Een uitzonderlijk kenmerk van het gebouw is de bewust weggelaten bepleistering. De oorspronkelijke architecten verkozen immers om de ruggengraat van gebouchardeerd beton zichtbaar te laten, aangevuld met metselwerk. Bovendien moest de woning helemaal via de binnenkant geïsoleerd worden omdat het via de buitengevels niet kon, vanwege de sierbepleistering in gespoten glaskorrels, een techniek die vandaag, bij gebrek aan grondstoffen, verloren is gegaan. In het salon was de ingreep gefocust op de wandbekleding uit gipsplaten. Plafonds, ramen en deuren werden wit geschilderd, wat het interieur lichter en helderder doet ogen, terwijl de vloer, dezelfde als in de hal, uit grote tegels in wasbeton bestaat. Slechts de bakstenen wand en de haard zijn nog dezelfde gebleven. Het oorspronkelijke aquarium werd vervangen door een glaspartij. Meubilair uit de tijd, waaronder een servieskast of de bar van Gio Ponti, en de aanwezige kunstwerken maken de woning nog karaktervoller dan ze al was.

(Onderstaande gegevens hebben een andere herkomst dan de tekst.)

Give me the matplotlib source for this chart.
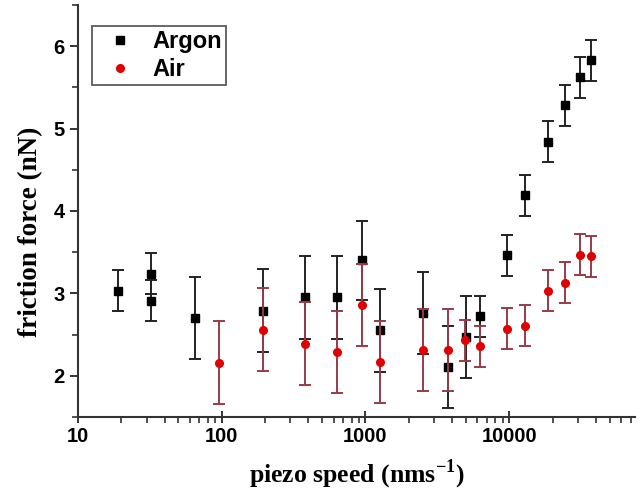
import numpy as np
import matplotlib
matplotlib.use('Agg')
import matplotlib.pyplot as plt
from matplotlib.lines import Line2D
from matplotlib.ticker import LogLocator, MultipleLocator, NullFormatter

plt.rcParams['mathtext.fontset'] = 'custom'
plt.rcParams['mathtext.bf'] = 'Liberation Serif:bold'
plt.rcParams['mathtext.rm'] = 'Liberation Serif:bold'

# Argon data
argon_x = [19, 32, 32, 65, 193, 380, 630, 945, 1260, 2500, 3770, 4980, 6230,
           9650, 12900, 18600, 24600, 31000, 37000]
argon_y = [3.03, 3.24, 2.91, 2.70, 2.79, 2.95, 2.95, 3.40, 2.55, 2.76, 2.11, 2.47, 2.72,
           3.46, 4.19, 4.84, 5.28, 5.62, 5.83]
argon_err = [0.25, 0.25, 0.25, 0.5, 0.5, 0.5, 0.5, 0.48, 0.5, 0.5, 0.5, 0.5, 0.25,
             0.25, 0.25, 0.25, 0.25, 0.25, 0.25]

# Air data
air_x = [95, 193, 380, 630, 950, 1260, 2500, 3770, 4900, 6230, 9650, 12900,
         18600, 24600, 31000, 37000]
air_y = [2.16, 2.56, 2.39, 2.29, 2.86, 2.17, 2.31, 2.31, 2.43, 2.36, 2.57, 2.61,
         3.03, 3.13, 3.47, 3.45]
air_err = [0.5, 0.5, 0.5, 0.5, 0.5, 0.5, 0.5, 0.5, 0.25, 0.25, 0.25, 0.25,
           0.25, 0.25, 0.25, 0.25]

fig = plt.figure(figsize=(6.43, 4.9), dpi=100)
ax = fig.add_axes([0.1213, 0.149, 0.8663, 0.841])

ax.errorbar(argon_x, argon_y, yerr=argon_err, fmt='s', color='black', ms=5.5,
            ecolor='#222222', elinewidth=1.4, capsize=4, capthick=1.4, zorder=3)
ax.errorbar(air_x, air_y, yerr=air_err, fmt='o', color='#e00000', ms=5.5,
            ecolor='#9a3a48', elinewidth=1.4, capsize=4, capthick=1.4, zorder=4)

ax.set_xscale('log')
ax.set_xlim(10, 75000)
ax.set_ylim(1.5, 6.5)

ax.xaxis.set_minor_locator(LogLocator(base=10, subs=np.arange(2, 10), numticks=20))
ax.xaxis.set_minor_formatter(NullFormatter())
ax.set_xticks([10, 100, 1000, 10000])
ax.set_xticklabels(['10', '100', '1000', '10000'])
ax.yaxis.set_minor_locator(MultipleLocator(0.5))
ax.set_yticks([2, 3, 4, 5, 6])
ax.set_yticklabels(['2', '3', '4', '5', '6'])

for side in ['top', 'right']:
    ax.spines[side].set_visible(False)
for side in ['left', 'bottom']:
    ax.spines[side].set_linewidth(1.5)
    ax.spines[side].set_color('#333333')

ax.tick_params(axis='both', which='major', direction='out', length=6, width=1.4,
               colors='#333333', labelsize=14.5, labelcolor='black')
ax.tick_params(axis='both', which='minor', direction='out', length=4, width=1.2, colors='#333333')
ax.tick_params(axis='x', which='major', direction='inout', length=8)
for lab in ax.get_xticklabels() + ax.get_yticklabels():
    lab.set_fontweight('bold')
    lab.set_family('Liberation Sans')

ax.set_xlabel(r'piezo speed (nms$^{\mathbf{-1}}$)', fontsize=18.5, fontweight='bold',
              family='Liberation Serif', labelpad=8)
ax.set_ylabel('friction force (nN)', fontsize=19.5, fontweight='bold',
              family='Liberation Serif')
ax.yaxis.set_label_coords(-0.063, 0.449)

handles = [Line2D([], [], marker='s', color='black', ls='none', ms=5.5),
           Line2D([], [], marker='o', color='#e00000', ls='none', ms=5.5)]
leg = ax.legend(handles, ['Argon', 'Air'], loc='upper left', bbox_to_anchor=(0.025, 0.949),
                borderaxespad=0, frameon=True, fancybox=False,
                prop={'family': 'Liberation Sans', 'weight': 'bold', 'size': 17},
                handletextpad=0.38, borderpad=0.17, labelspacing=0.22, handlelength=2.0)
leg.get_frame().set_edgecolor('#333333')
leg.get_frame().set_linewidth(1.3)

fig.savefig('out.png', dpi=100)
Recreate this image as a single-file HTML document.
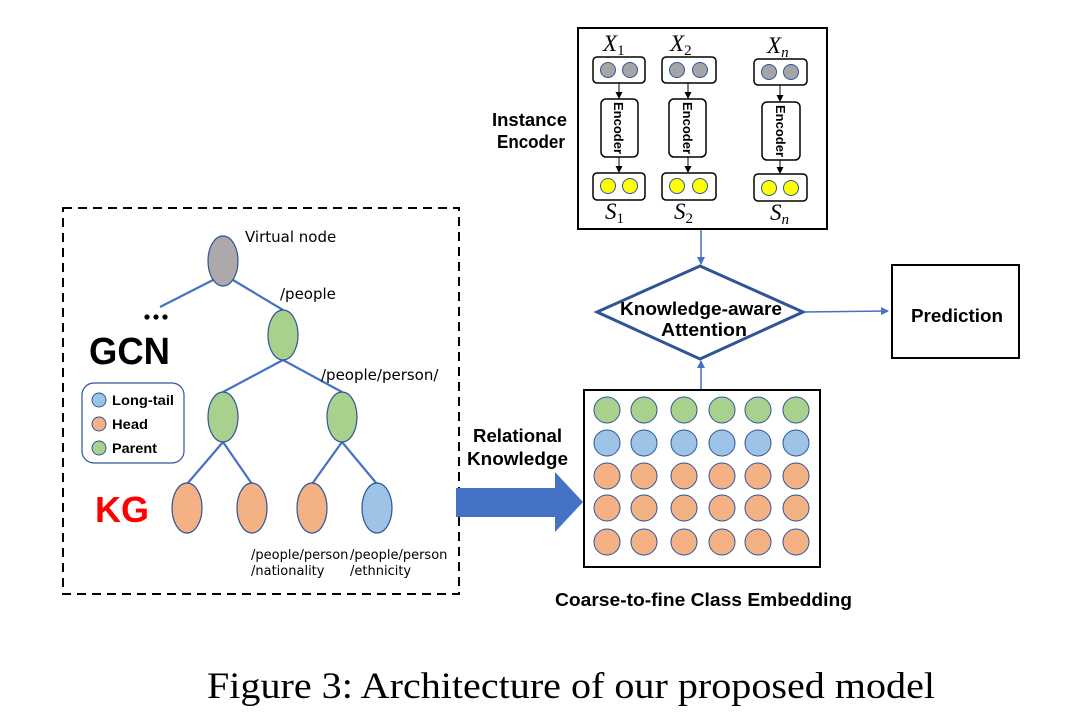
<!DOCTYPE html>
<html><head><meta charset="utf-8"><style>
html,body{margin:0;padding:0;background:#fff;}
svg{display:block;}
.b{font-family:"Liberation Sans","DejaVu Sans",sans-serif;font-weight:bold;fill:#000;}
.n{font-family:"DejaVu Sans","Liberation Sans",sans-serif;fill:#000;}
.i{font-family:"Liberation Serif",serif;font-style:italic;fill:#000;}
</style></head><body>
<svg width="1080" height="726" viewBox="0 0 1080 726" xmlns="http://www.w3.org/2000/svg">
<defs>
<marker id="ab" markerWidth="8" markerHeight="8" refX="7" refY="4" orient="auto" markerUnits="userSpaceOnUse"><path d="M0,0 L8,4 L0,8 z" fill="#4472C4"/></marker>
<marker id="ak" markerWidth="7" markerHeight="7" refX="6" refY="3.5" orient="auto" markerUnits="userSpaceOnUse"><path d="M0,0 L7,3.5 L0,7 z" fill="#000"/></marker>
</defs>
<rect x="63" y="208" width="396" height="386" fill="none" stroke="#000" stroke-width="2" stroke-dasharray="9,6"/>
<g stroke="#4472C4" stroke-width="2.2" fill="none">
<line x1="160" y1="307" x2="213" y2="280"/>
<line x1="233" y1="280" x2="283" y2="310"/>
<line x1="283" y1="360" x2="223" y2="392"/>
<line x1="283" y1="360" x2="342" y2="392"/>
<line x1="223" y1="442" x2="187" y2="484"/>
<line x1="223" y1="442" x2="252" y2="484"/>
<line x1="342" y1="442" x2="312" y2="484"/>
<line x1="342" y1="442" x2="377" y2="484"/>
</g>
<g stroke="#2F5597" stroke-width="1.2">
<ellipse cx="223" cy="261" rx="15" ry="25" fill="#ADA9AA"/>
<ellipse cx="283" cy="335" rx="15" ry="25" fill="#A9D18E"/>
<ellipse cx="223" cy="417" rx="15" ry="25" fill="#A9D18E"/>
<ellipse cx="342" cy="417" rx="15" ry="25" fill="#A9D18E"/>
<ellipse cx="187" cy="508" rx="15" ry="25" fill="#F4B183"/>
<ellipse cx="252" cy="508" rx="15" ry="25" fill="#F4B183"/>
<ellipse cx="312" cy="508" rx="15" ry="25" fill="#F4B183"/>
<ellipse cx="377" cy="508" rx="15" ry="25" fill="#9DC3E6"/>
</g>
<text class="n" x="245" y="242" font-size="15">Virtual node</text>
<text class="n" x="280" y="299" font-size="15">/people</text>
<text class="n" x="321" y="380" font-size="15">/people/person/</text>
<text class="n" x="251" y="559" font-size="13">/people/person</text>
<text class="n" x="251" y="575" font-size="13">/nationality</text>
<text class="n" x="350" y="559" font-size="13">/people/person</text>
<text class="n" x="350" y="575" font-size="13">/ethnicity</text>
<g fill="#000"><circle cx="147" cy="317" r="2.6"/><circle cx="156" cy="317" r="2.6"/><circle cx="165" cy="317" r="2.6"/></g>
<text class="b" x="89" y="364" font-size="38" textLength="81" lengthAdjust="spacingAndGlyphs">GCN</text>
<text class="b" x="95" y="522" font-size="36" style="fill:#FF0000">KG</text>
<rect x="82" y="383" width="102" height="80" rx="12" fill="#fff" stroke="#2F5597" stroke-width="1.2"/>
<g stroke="#2F5597" stroke-width="1">
<circle cx="99" cy="400" r="7" fill="#9DC3E6"/>
<circle cx="99" cy="424" r="7" fill="#F4B183"/>
<circle cx="99" cy="448" r="7" fill="#A9D18E"/>
</g>
<text class="b" x="112" y="405" font-size="13.5" textLength="62" lengthAdjust="spacingAndGlyphs">Long-tail</text>
<text class="b" x="112" y="429" font-size="13.5" textLength="36" lengthAdjust="spacingAndGlyphs">Head</text>
<text class="b" x="112" y="453" font-size="13.5" textLength="45" lengthAdjust="spacingAndGlyphs">Parent</text>
<path d="M456,488 L555,488 L555,472 L583,502 L555,532 L555,517 L456,517 z" fill="#4472C4"/>
<text class="b" x="473" y="442" font-size="18" textLength="89" lengthAdjust="spacingAndGlyphs">Relational</text>
<text class="b" x="467" y="465" font-size="18" textLength="101" lengthAdjust="spacingAndGlyphs">Knowledge</text>
<rect x="584" y="390" width="236" height="177" fill="#fff" stroke="#000" stroke-width="2"/>
<g stroke="#2F5597" stroke-width="1">
<g fill="#A9D18E"><circle cx="607" cy="410" r="13"/><circle cx="644" cy="410" r="13"/><circle cx="684" cy="410" r="13"/><circle cx="722" cy="410" r="13"/><circle cx="758" cy="410" r="13"/><circle cx="796" cy="410" r="13"/></g>
<g fill="#9DC3E6"><circle cx="607" cy="443" r="13"/><circle cx="644" cy="443" r="13"/><circle cx="684" cy="443" r="13"/><circle cx="722" cy="443" r="13"/><circle cx="758" cy="443" r="13"/><circle cx="796" cy="443" r="13"/></g>
<g fill="#F4B183"><circle cx="607" cy="476" r="13"/><circle cx="644" cy="476" r="13"/><circle cx="684" cy="476" r="13"/><circle cx="722" cy="476" r="13"/><circle cx="758" cy="476" r="13"/><circle cx="796" cy="476" r="13"/>
<circle cx="607" cy="508" r="13"/><circle cx="644" cy="508" r="13"/><circle cx="684" cy="508" r="13"/><circle cx="722" cy="508" r="13"/><circle cx="758" cy="508" r="13"/><circle cx="796" cy="508" r="13"/>
<circle cx="607" cy="542" r="13"/><circle cx="644" cy="542" r="13"/><circle cx="684" cy="542" r="13"/><circle cx="722" cy="542" r="13"/><circle cx="758" cy="542" r="13"/><circle cx="796" cy="542" r="13"/></g>
</g>
<text class="b" x="555" y="606" font-size="18" textLength="297" lengthAdjust="spacingAndGlyphs">Coarse-to-fine  Class Embedding</text>
<g stroke="#4472C4" stroke-width="1.5">
<line x1="701" y1="229" x2="701" y2="264" marker-end="url(#ab)"/>
<line x1="701" y1="389" x2="701" y2="361" marker-end="url(#ab)"/>
<line x1="803" y1="312" x2="888" y2="311" marker-end="url(#ab)"/>
</g>
<polygon points="700,266 803,312 700,359 597,312" fill="#fff" stroke="#2F5597" stroke-width="3"/>
<text class="b" x="620" y="315" font-size="18" textLength="162" lengthAdjust="spacingAndGlyphs">Knowledge-aware</text>
<text class="b" x="661" y="336" font-size="18" textLength="86" lengthAdjust="spacingAndGlyphs">Attention</text>
<rect x="892" y="265" width="127" height="93" fill="#fff" stroke="#000" stroke-width="2"/>
<text class="b" x="911" y="322" font-size="18" textLength="92" lengthAdjust="spacingAndGlyphs">Prediction</text>
<rect x="578" y="28" width="249" height="201" fill="#fff" stroke="#000" stroke-width="2"/>
<text class="b" x="492" y="126" font-size="18" textLength="75" lengthAdjust="spacingAndGlyphs">Instance</text>
<text class="b" x="497" y="148" font-size="18" textLength="68" lengthAdjust="spacingAndGlyphs">Encoder</text>
<g stroke="#000" stroke-width="1.5" fill="#fff">
<rect x="593" y="57" width="52" height="26" rx="4"/>
<rect x="601" y="99" width="37" height="58" rx="5"/>
<rect x="593" y="173" width="52" height="27" rx="4"/>
<rect x="662" y="57" width="54" height="26" rx="4"/>
<rect x="669" y="99" width="37" height="58" rx="5"/>
<rect x="662" y="173" width="54" height="27" rx="4"/>
<rect x="754" y="59" width="53" height="26" rx="4"/>
<rect x="762" y="102" width="38" height="58" rx="5"/>
<rect x="754" y="174" width="53" height="27" rx="4"/>
</g>
<g stroke="#000" stroke-width="1">
<line x1="619" y1="83" x2="619" y2="98" marker-end="url(#ak)"/>
<line x1="619" y1="157" x2="619" y2="172" marker-end="url(#ak)"/>
<line x1="688" y1="83" x2="688" y2="98" marker-end="url(#ak)"/>
<line x1="688" y1="157" x2="688" y2="172" marker-end="url(#ak)"/>
<line x1="780" y1="85" x2="780" y2="101" marker-end="url(#ak)"/>
<line x1="780" y1="160" x2="780" y2="173" marker-end="url(#ak)"/>
</g>
<g stroke="#2F5597" stroke-width="1">
<g fill="#A5A5A5"><circle cx="608" cy="70" r="7.5"/><circle cx="630" cy="70" r="7.5"/><circle cx="677" cy="70" r="7.5"/><circle cx="700" cy="70" r="7.5"/><circle cx="769" cy="72" r="7.5"/><circle cx="791" cy="72" r="7.5"/></g>
<g fill="#FFFF00"><circle cx="608" cy="186" r="7.5"/><circle cx="630" cy="186" r="7.5"/><circle cx="677" cy="186" r="7.5"/><circle cx="700" cy="186" r="7.5"/><circle cx="769" cy="188" r="7.5"/><circle cx="791" cy="188" r="7.5"/></g>
</g>
<g class="b" font-size="13">
<text transform="translate(614,128) rotate(90)" text-anchor="middle">Encoder</text>
<text transform="translate(683,128) rotate(90)" text-anchor="middle">Encoder</text>
<text transform="translate(776,131) rotate(90)" text-anchor="middle">Encoder</text>
</g>
<g font-size="23">
<text class="i" x="603" y="51">X<tspan font-size="15" dy="4" font-style="normal">1</tspan></text>
<text class="i" x="670" y="51">X<tspan font-size="15" dy="4" font-style="normal">2</tspan></text>
<text class="i" x="767" y="53">X<tspan font-size="15" dy="4" font-style="italic">n</tspan></text>
<text class="i" x="605" y="219">S<tspan font-size="15" dy="4" font-style="normal">1</tspan></text>
<text class="i" x="674" y="219">S<tspan font-size="15" dy="4" font-style="normal">2</tspan></text>
<text class="i" x="770" y="220">S<tspan font-size="15" dy="4" font-style="italic">n</tspan></text>
</g>
<text x="207" y="698" font-family="Liberation Serif, serif" font-size="37" textLength="728" lengthAdjust="spacingAndGlyphs" fill="#000">Figure 3: Architecture of our proposed model</text>
</svg>
</body></html>
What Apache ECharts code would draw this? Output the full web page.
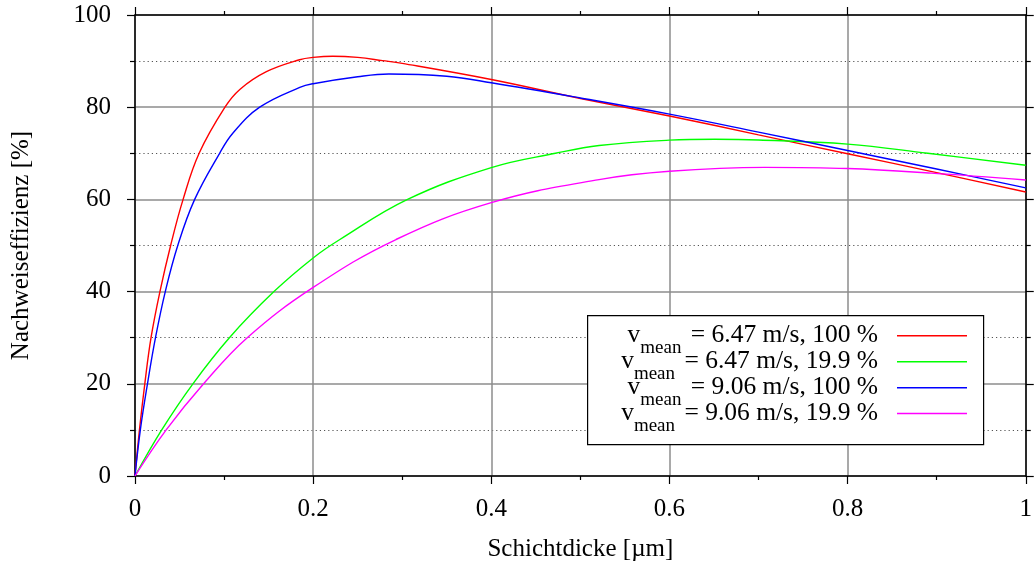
<!DOCTYPE html>
<html>
<head>
<meta charset="utf-8">
<script src="https://cdn.jsdelivr.net/npm/echarts@6/dist/echarts.min.js"></script>
<style>
html,body{margin:0;padding:0;background:#fff;}
#chart{width:1035px;height:567px;}
</style>
</head>
<body>
<div id="chart"></div>
<script>
// ---- data ----
const xTicks = [0, 0.2, 0.4, 0.6, 0.8, 1];
const yTicks = [0, 20, 40, 60, 80, 100];

const seriesNames = [
  'v_mean = 6.47 m/s, 100 %',
  'v_mean = 6.47 m/s, 19.9 %',
  'v_mean = 9.06 m/s, 100 %',
  'v_mean = 9.06 m/s, 19.9 %'
];
const legendSpeed = ['6.47', '6.47', '9.06', '9.06'];
const legendShare = ['100', '19.9', '100', '19.9'];

const red6100 = [
  [0, 0], [0.005, 10], [0.011, 20], [0.018, 30], [0.028, 40], [0.040, 50],
  [0.054, 60], [0.072, 70], [0.101, 80], [0.118, 83.9], [0.1475, 87.7], [0.1848, 90.3],
  [0.2, 90.8], [0.222, 91.05], [0.25, 90.8], [0.278, 90.1], [0.3, 89.5], [0.4, 86.0],
  [0.5, 81.9], [0.6, 78.1], [0.7, 74.0], [0.8, 69.9], [0.9, 65.8], [1, 61.6]
];
const green6199 = [
  [0, 0], [0.030, 10], [0.065, 20], [0.106, 30], [0.156, 40], [0.2, 47.3],
  [0.23, 51.3], [0.306, 60], [0.4, 66.9], [0.472, 70], [0.521, 71.7],
  [0.6, 72.85], [0.651, 73.05], [0.7, 72.9], [0.8, 72.0], [0.89, 70.0], [1, 67.4]
];
const blue9100 = [
  [0, 0], [0.006, 10], [0.014, 20], [0.023, 30], [0.034, 40], [0.048, 50],
  [0.067, 60], [0.095, 70], [0.110, 74.4], [0.140, 80], [0.185, 84.3], [0.2, 85.1],
  [0.25, 86.6], [0.285, 87.2], [0.35, 86.7], [0.4, 85.3], [0.5, 82.0], [0.6, 78.5],
  [0.7, 74.6], [0.8, 70.6], [0.9, 66.6], [1, 62.5]
];
const magenta9199 = [
  [0, 0], [0.035, 10], [0.077, 20], [0.126, 30], [0.2, 40.9],
  [0.293, 51.3], [0.4, 59.3], [0.521, 64.3],
  [0.6, 66.1], [0.707, 66.95], [0.8, 66.7], [0.894, 65.7], [1, 64.2]
];
const seriesData = [red6100, green6199, blue9100, magenta9199];
const seriesColors = ['#ff0000', '#00ff00', '#0000ff', '#ff00ff'];

// ---- chart ----
const FONT = 'Liberation Serif';
const FS = 25;
const chart = echarts.init(document.getElementById('chart'), null, {renderer: 'canvas'});

const axisLineStyle = {color: '#000', width: 1.5};
const tickStyle = {color: '#000', width: 1.2};

// legend rows (one legend component per row so the right edges line up)
const legendRowCenters = [340.7, 366.7, 392.7, 418.5];
const legends = seriesNames.map(function (name, i) {
  return {
    show: true,
    orient: 'vertical',
    align: 'right',
    right: 68,
    top: legendRowCenters[i] - 18,
    padding: 0,
    itemGap: 0,
    itemWidth: 70, itemHeight: 1.6,
    icon: 'rect',
    selectedMode: false,
    z: 5,
    data: [name],
    formatter: function () {
      return '{m|v}{s|mean}{m|\u00a0= ' + legendSpeed[i] + ' m/s, ' + legendShare[i] + ' %}{g|}';
    },
    textStyle: {
      color: '#000',
      fontFamily: FONT,
      fontSize: 25.5,
      rich: {
        m: {fontFamily: FONT, fontSize: 25.5, lineHeight: 26, color: '#000', verticalAlign: 'middle', align: 'left'},
        s: {fontFamily: FONT, fontSize: 19, lineHeight: 14, padding: [16, 3, 0, 0], color: '#000', verticalAlign: 'top', align: 'left'},
        g: {width: 14, lineHeight: 26, align: 'left'}
      }
    }
  };
});

const option = {
  animation: false,
  backgroundColor: '#fff',
  textStyle: {fontFamily: FONT, color: '#000'},
  grid: {left: 135, right: 7.5, top: 15, bottom: 89, containLabel: false},
  graphic: [{
    type: 'rect', left: 587, top: 315, z: 4,
    shape: {width: 396, height: 129},
    style: {fill: '#fff', stroke: '#000', lineWidth: 1.2}
  }],
  xAxis: [
    {
      type: 'value', min: xTicks[0], max: xTicks[xTicks.length - 1], interval: 0.2,
      position: 'bottom',
      name: 'Schichtdicke [µm]', nameLocation: 'middle', nameGap: 61,
      nameTextStyle: {fontFamily: FONT, fontSize: FS, color: '#000'},
      axisLine: {show: true, onZero: false, lineStyle: axisLineStyle},
      axisTick: {show: true, inside: false, length: 8, lineStyle: tickStyle},
      minorTick: {show: true, splitNumber: 2, length: 4, lineStyle: tickStyle},
      axisLabel: {fontFamily: FONT, fontSize: FS, color: '#000', margin: 21},
      splitLine: {show: true, lineStyle: {color: '#8c8c8c', width: 1.5}},
      minorSplitLine: {show: false}
    },
    {
      type: 'value', min: xTicks[0], max: xTicks[xTicks.length - 1], interval: 0.2,
      position: 'top',
      axisLine: {show: true, onZero: false, lineStyle: axisLineStyle},
      axisTick: {show: true, inside: false, length: 8, lineStyle: tickStyle},
      minorTick: {show: true, splitNumber: 2, length: 4, lineStyle: tickStyle},
      axisLabel: {show: false},
      splitLine: {show: false}
    }
  ],
  yAxis: [
    {
      type: 'value', min: yTicks[0], max: yTicks[yTicks.length - 1], interval: 20,
      position: 'left',
      name: 'Nachweiseffizienz [%]', nameLocation: 'middle', nameGap: 101, nameRotate: 90,
      nameTextStyle: {fontFamily: FONT, fontSize: FS, color: '#000'},
      axisLine: {show: true, onZero: false, lineStyle: axisLineStyle},
      axisTick: {show: true, inside: false, length: 8, lineStyle: tickStyle},
      minorTick: {show: true, splitNumber: 2, length: 5, lineStyle: tickStyle},
      axisLabel: {fontFamily: FONT, fontSize: FS, color: '#000', margin: 24},
      splitLine: {show: true, lineStyle: {color: '#8c8c8c', width: 1.5}},
      minorSplitLine: {show: true, lineStyle: {color: '#555', width: 1, type: [1.2, 3]}}
    },
    {
      type: 'value', min: yTicks[0], max: yTicks[yTicks.length - 1], interval: 20,
      position: 'right',
      axisLine: {show: true, onZero: false, lineStyle: axisLineStyle},
      axisTick: {show: true, inside: false, length: 8, lineStyle: tickStyle},
      minorTick: {show: true, splitNumber: 2, length: 5, lineStyle: tickStyle},
      axisLabel: {show: false},
      splitLine: {show: false}
    }
  ],
  legend: legends,
  series: seriesNames.map(function (name, i) {
    return {
      name: name,
      type: 'line',
      xAxisIndex: 0, yAxisIndex: 0,
      data: seriesData[i],
      showSymbol: false,
      symbol: 'none',
      smooth: 0.4,
      clip: true,
      lineStyle: {color: seriesColors[i], width: 1.4},
      itemStyle: {color: seriesColors[i]},
      z: 2
    };
  })
};
chart.setOption(option);
</script>
</body>
</html>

Vanuit het salon is de oorspronkelijke serre te bewonderen die nu aangenaam bij de leefruimte aansluit. De beglazing aan de kant van de haard brengt een maximum aan licht in het kantoor dat zich in een afzonderlijke ruimte bevindt en maar weinig veranderd is. Kenmerkend zijn de onderbouw in kleine rode terracottategels die behouden bleven, samen met een wandrek van Kai Kristansen in het gezelschap van een werktafel van Wabbes en een Eames-zetel. Ook de kasten zijn gebleven maar kregen op maat nagemaakte handgrepen volgens een model van Le Corbusier en Charlotte Perriand. Ze keren terug bij alle kasten en bergruimte in het hele huis. Op het parket in lichteiken latjes die in de plaats kwam van de originele tegels prijken een groene Womb chair met bijbehorende ottomanebank van Knoll (1946), getekend door Eero Saarinen. De subtiele lichtopeningen, gemoderniseerd met behulp van leds vormen een rode draad doorheen alle ruimten.
Geheel in de geest van de villa combineert de eetruimte een tafel en stoelen van Kai Kristiansen met meubelen van Alfred Hendrickx, de designer die bij de bouw de First Class op de luchthaven mocht inrichten. De ontdubbelde keuken integreert zich vandaag discreet in de leefruimte. Rond een centraal kookeiland staan barkrukken Fritz Hansen Serie 7 in witgelakt hout en leder, ontworpen door Arne Jacobsen. Cubex-keukenmeubelen vormen hier de evidente keuze. Ze werden ontworpen door Louis Herman De Koninck, ontwikkeld door LHDK in 1930, en zijn nog altijd in productie. Dankzij de iconische hanglampen Verona met zevenvoudige kap die Sven Middelboe (1968) tekende voor Lyfa, krijgen we hier een zachte verlichting zonder enige kans op verblinding.
Oorspronkelijk moest je naar buiten om de serre te kunnen betreden en een glaspartij scheidde ze van de eetruimte. Voor een groter woonplezier heeft Alain Delogne ze nu met de woning verbonden door het raam weg te halen. Daardoor doet ze nu dienst als een verlengstuk van de living met tussen beide enkele exotische Japanse stapstenen. Er is een vijver met waterlelies waarin kois zigzaggen, tegen de gevel, zodat een regenpijp er gemakkelijk continu het waterpeil kan aanvullen. Een overloopsysteem zorgt er tegelijk voor dat de bak niet té vol kan raken. Rotanzetels onderstrepen de rust die hier heerst en maken de aansluiting met de natuurlijke omgeving van de zalige tuin, omringd door muurtjes en poortjes die onveranderd bleven en kenmerkend zijn voor het architecturale werk van Louis Herman De Koninck. ‘Voordeel van dit soort huizen is dat ze eigentijds blijven, soms meer dan bepaalde recentere bouwsels’, benadrukt de architect.